I began to question why I found so much importance and happiness in knowing my mom was going to sleep, but I realized how good it felt to know I am responsible for everything and can do it on my own. I could not fully understand why I’ve never said this earlier, or maybe took the bus once in my life, but in regard to my growth it just seemed so “grown up,” in such a silly way. It’s just something my mom has always done, now this was the first time I had carried out that responsibly. 

I was the one making my breakfast, getting the coffee ready, cleaning everything up before school started, and just doing everything usually my mom would help me with by myself. It’s kind of embarrassing to admit, but it’s true. However, I felt proud of myself and content with my “adult-likeness.”
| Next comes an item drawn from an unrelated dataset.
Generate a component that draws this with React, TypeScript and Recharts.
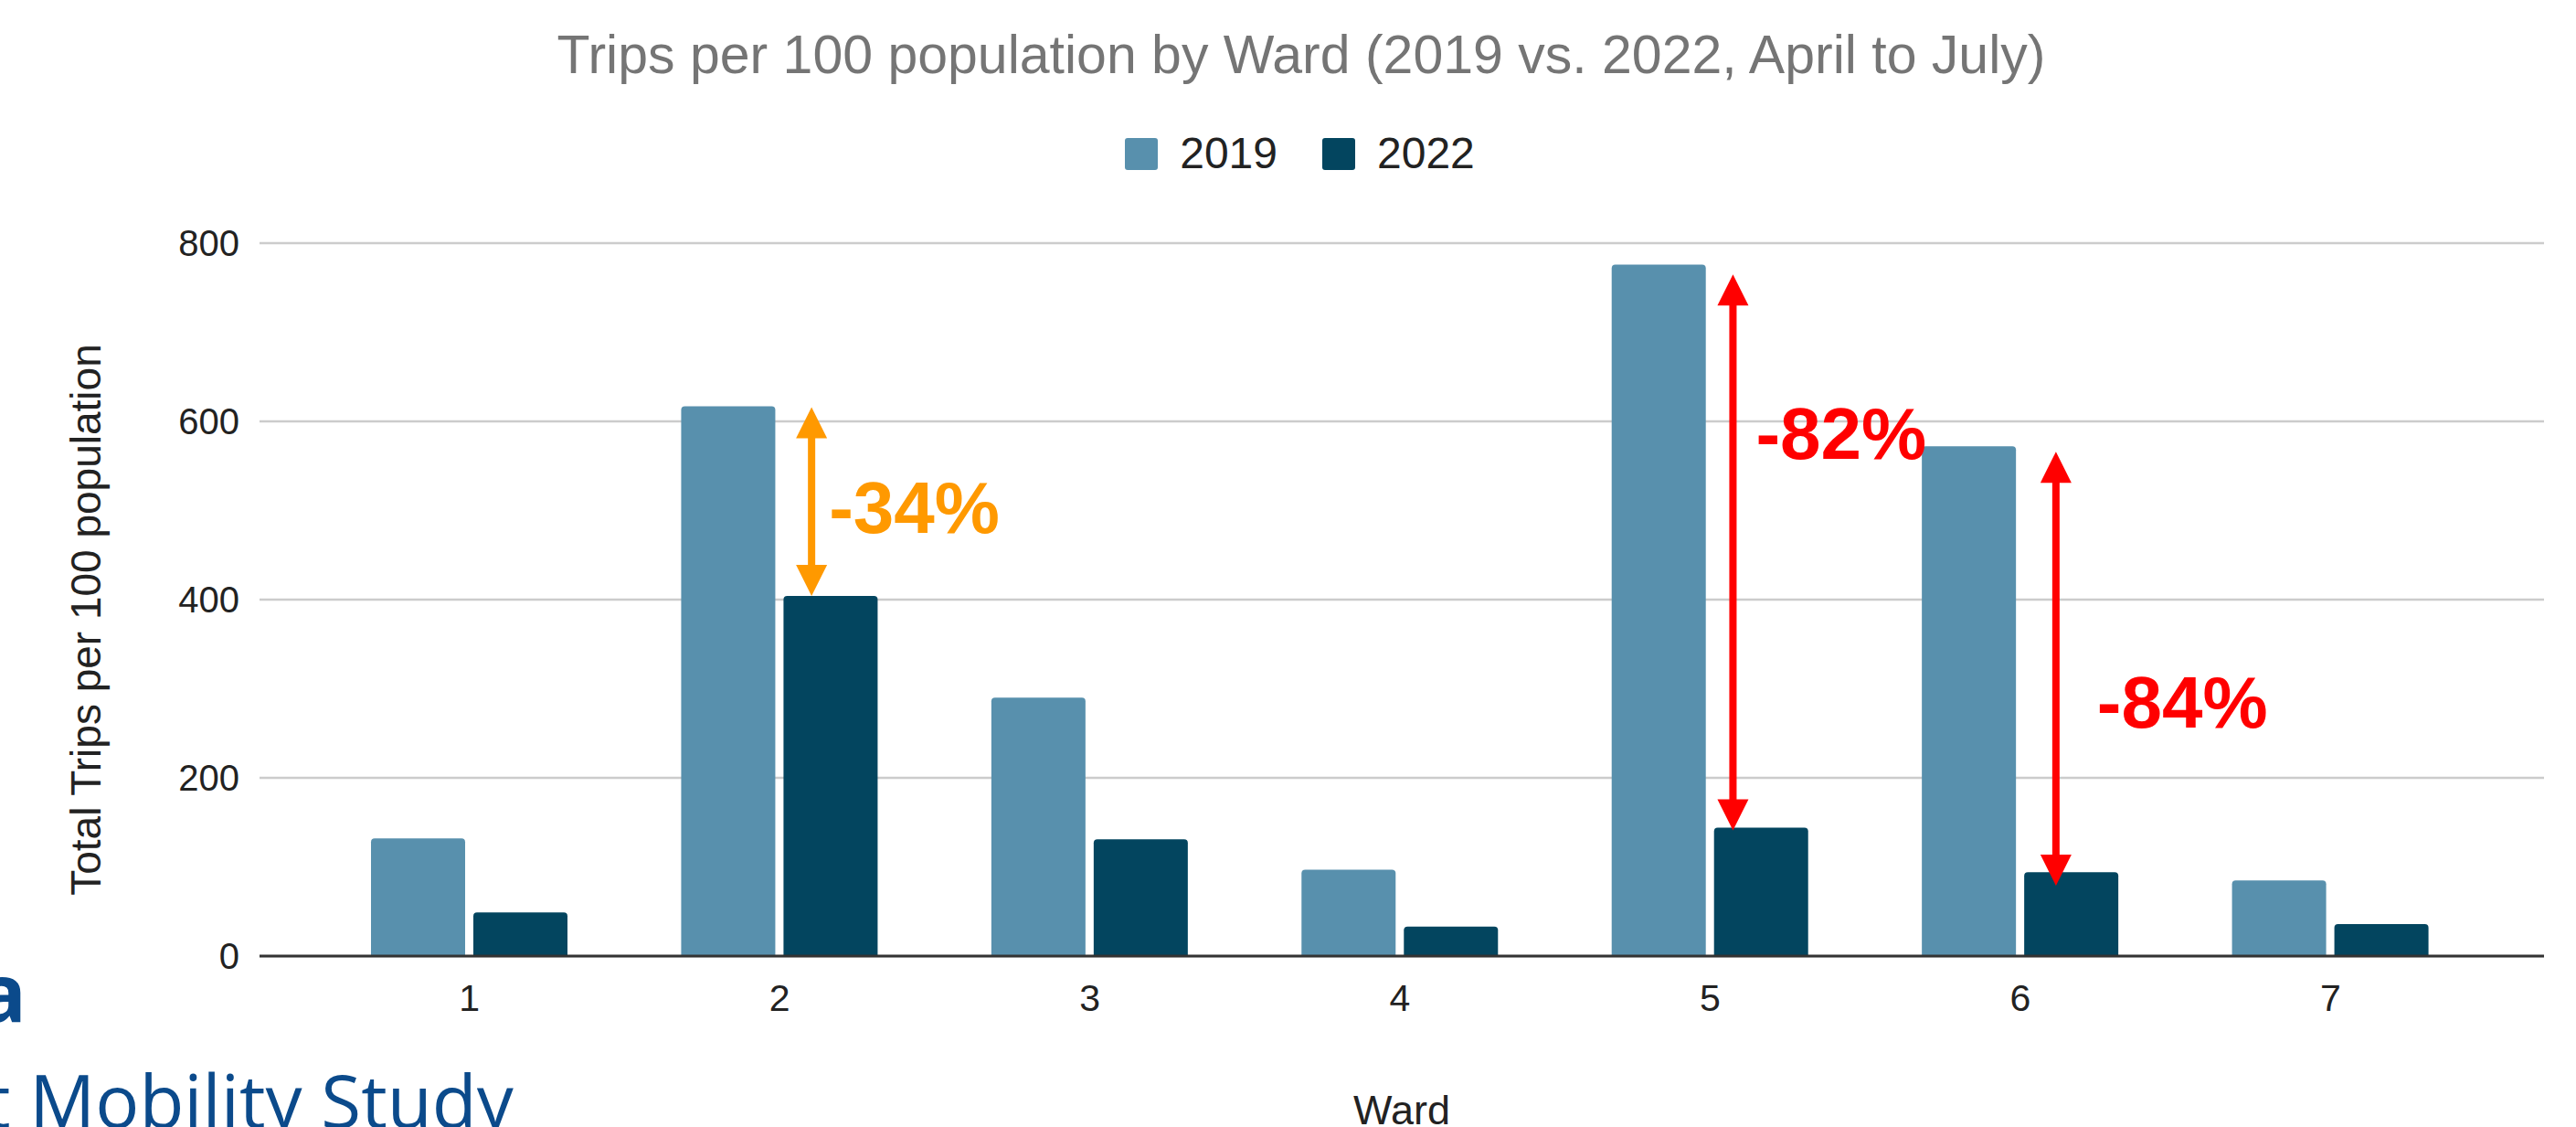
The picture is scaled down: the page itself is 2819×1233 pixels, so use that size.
import React from "react";
import {
  BarChart,
  Bar,
  XAxis,
  YAxis,
  CartesianGrid,
  Legend,
  ReferenceLine,
  ReferenceDot,
} from "recharts";

const WARDS = ["1", "2", "3", "4", "5", "6", "7"];
const TRIPS_2019 = [132, 617, 290, 97, 776, 572, 85];
const TRIPS_2022 = [49, 404, 131, 33, 144, 94, 36];
const Y_TICKS = [0, 200, 400, 600, 800];

// drop annotations: ward, arrow top value, arrow bottom value, text
const DROP_WARDS = ["2", "5", "6"];
const DROP_FROM = [616, 765, 566];
const DROP_TO = [404, 141, 79];
const DROP_TEXT = ["-34%", "-82%", "-84%"];

const DROP_STYLE = [
  { color: "#ff9900", dx: 35, labelDx: 54, labelAt: 475 },
  { color: "#ff0000", dx: 25, labelDx: 50, labelAt: 558 },
  { color: "#ff0000", dx: 39, labelDx: 84, labelAt: 256 },
];

const W = 2819;
const H = 1233;
const FONT = '"Liberation Sans", Arial, sans-serif';
const COLOR_2019 = "#5890ad";
const COLOR_2022 = "#03455f";

const chartData = WARDS.map((ward, i) => ({
  ward,
  y2019: TRIPS_2019[i],
  y2022: TRIPS_2022[i],
}));

function arrowShape(color: string, dx: number) {
  return (props: any) => {
    const x = props.x1 + dx;
    const top = Math.min(props.y1, props.y2);
    const bot = Math.max(props.y1, props.y2);
    const head = 34;
    const half = 17;
    return (
      <g>
        <line x1={x} x2={x} y1={top + head - 2} y2={bot - head + 2} stroke={color} strokeWidth={8} />
        <polygon points={`${x},${top} ${x - half},${top + head} ${x + half},${top + head}`} fill={color} />
        <polygon points={`${x},${bot} ${x - half},${bot - head} ${x + half},${bot - head}`} fill={color} />
      </g>
    );
  };
}

function dropLabel(text: string, color: string, dx: number) {
  return (props: any) => (
    <text x={props.cx + dx} y={props.cy} fill={color} fontSize={80} fontWeight="bold" fontFamily={FONT}>
      {text}
    </text>
  );
}

const YTitle = (props: any) => {
  const vb = props.viewBox;
  const cy = vb.y + vb.height / 2 + 22;
  return (
    <text
      x={110}
      y={cy}
      transform={`rotate(-90 110 ${cy})`}
      textAnchor="middle"
      fontSize={46}
      fill="#222"
      fontFamily={FONT}
    >
      Total Trips per 100 population
    </text>
  );
};

const XTitle = (props: any) => {
  const vb = props.viewBox;
  return (
    <text x={vb.x + vb.width / 2} y={vb.y + 184} textAnchor="middle" fontSize={45} fill="#222" fontFamily={FONT}>
      Ward
    </text>
  );
};

const LegendContent = (props: any) => (
  <div
    style={{
      display: "flex",
      justifyContent: "center",
      alignItems: "center",
      paddingLeft: 26,
      fontFamily: FONT,
      fontSize: 48,
      color: "#222",
      lineHeight: "36px",
    }}
  >
    {(props.payload || []).map((item: any, i: number) => (
      <div key={item.value} style={{ display: "flex", alignItems: "center", marginLeft: i === 0 ? 0 : 49 }}>
        <span
          style={{ width: 36, height: 35, borderRadius: 3, background: item.color, display: "inline-block", marginRight: 24 }}
        />
        <span>{item.value}</span>
      </div>
    ))}
  </div>
);

export default function App() {
  return (
    <div style={{ position: "absolute", left: 0, top: 0, width: W, height: H, background: "#fff", overflow: "hidden" }}>
      <svg width={W} height={H} style={{ position: "absolute", left: 0, top: 0 }}>
        <text x={1424} y={80} textAnchor="middle" fontSize={59} fill="#757575" fontFamily={FONT}>
          Trips per 100 population by Ward (2019 vs. 2022, April to July)
        </text>
        <text x={29} y={1118} textAnchor="end" fontSize={88} fontWeight="bold" fill="#0b4a8b" fontFamily='"Open Sans", sans-serif'>
          a
        </text>
        <text x={-17} y={1234} fontSize={80} fill="#0b4a8b" fontFamily='"Open Sans", sans-serif'>
          t Mobility Study
        </text>
      </svg>
      <div style={{ position: "absolute", left: 0, top: 0 }}>
        <BarChart
          width={W}
          height={H}
          data={chartData}
          margin={{ top: 266, right: 35, bottom: 157, left: 0 }}
          barSize={103}
          barGap={9}
        >
          <CartesianGrid vertical={false} stroke="#cccccc" strokeWidth={2.5} />
          <XAxis
            dataKey="ward"
            height={30}
            padding={{ left: 60, right: 64 }}
            tickLine={false}
            tickSize={0}
            tickMargin={31}
            axisLine={{ stroke: "#333", strokeWidth: 3 }}
            tick={{ fontSize: 41, fill: "#222", fontFamily: FONT }}
            label={<XTitle />}
          />
          <YAxis
            width={284}
            domain={[0, 800]}
            ticks={Y_TICKS}
            tickLine={false}
            axisLine={false}
            tickSize={0}
            tickMargin={22}
            tick={{ fontSize: 40, fill: "#222", fontFamily: FONT }}
            label={<YTitle />}
          />
          <Legend
            verticalAlign="middle"
            align="center"
            content={<LegendContent />}
            wrapperStyle={{ top: 150, left: 0, width: W }}
          />
          <Bar dataKey="y2019" name="2019" fill={COLOR_2019} radius={[4, 4, 0, 0]} isAnimationActive={false} />
          <Bar dataKey="y2022" name="2022" fill={COLOR_2022} radius={[4, 4, 0, 0]} isAnimationActive={false} />
          {DROP_WARDS.map((ward, i) => (
            <ReferenceLine
              key={`arrow-${ward}`}
              segment={[
                { x: ward, y: DROP_FROM[i] },
                { x: ward, y: DROP_TO[i] },
              ]}
              ifOverflow="visible"
              shape={arrowShape(DROP_STYLE[i].color, DROP_STYLE[i].dx)}
            />
          ))}
          {DROP_WARDS.map((ward, i) => (
            <ReferenceDot
              key={`label-${ward}`}
              x={ward}
              y={DROP_STYLE[i].labelAt}
              r={0}
              ifOverflow="visible"
              shape={dropLabel(DROP_TEXT[i], DROP_STYLE[i].color, DROP_STYLE[i].labelDx)}
            />
          ))}
        </BarChart>
      </div>
    </div>
  );
}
So then, inspired by this previous event, preserving in the feeling of growth and confidence, I went on and made my mom lunch during my free period, finished the laundry which she’d usually be doing while I was in school, and just finishing any task that would normally be done by her if I wasn’t in remote schooling. It felt good. This might seem something so outlandish to other people, or silly, or maybe you relate, but this was definitely a moment for me where I felt more maturity in myself and confidence in my responsibilities. I hope to make more changes as the school year progresses.